The Responsible Research initiative is born from my discomfort seeing academics traveling without guilt, in particular in climate science. This discomfort grew as I did research on the subject, as I realized flying accounts in fact for a very large fraction of our yearly emissions. I felt the need to find a positive way to raise awareness of scientists around me on this question.

Mathilde Jutras

Mathilde Jutras
After a bachelor degree in physics at Université de Montréal, I wanted to apply my knowledge to environment-related questions. I did a master's in climate science at McGill University on sea ice dynamics in the Arctic. To participate to the design of more tangible solutions, I stepped towards social sciences. I did research in environmental governance at École nationale d'administration publique in Montreal.
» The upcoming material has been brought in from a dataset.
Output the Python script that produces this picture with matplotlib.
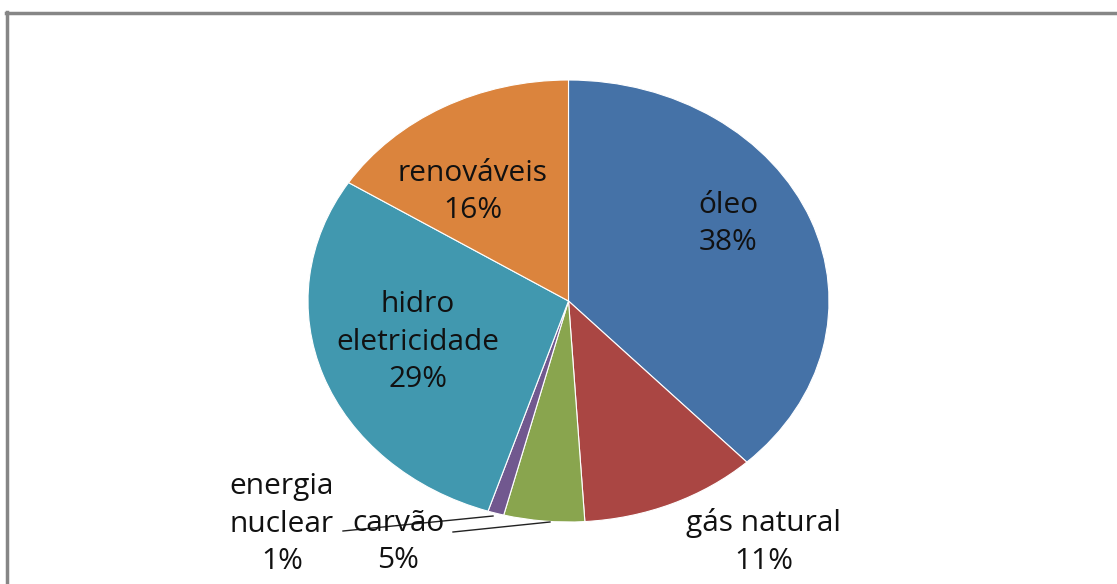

In the end, my love of science and of nature brought me back to natural sciences, as I started in 2018 a PhD in physical and chemical oceanography at McGill University on the deoxygenation of the St. Lawrence. During my searches on the impact of air travel in academia, I met Julien, who had done a study on that subject at Université de Montréal.

Julien Arsenault

I am a PhD candidate in geography at Université de Montréal where I also did my bachelor and my master's degree. I work on biogeochemical interactions between water, soil and vegetation in wetland. I am also interested in environmental footprint of universities and their institutions. In collaboration with a number of partners, I calculated the carbon and nitrogen footprint of McGill University and Université de Montréal, with the goal of finding solutions to redice our footprint.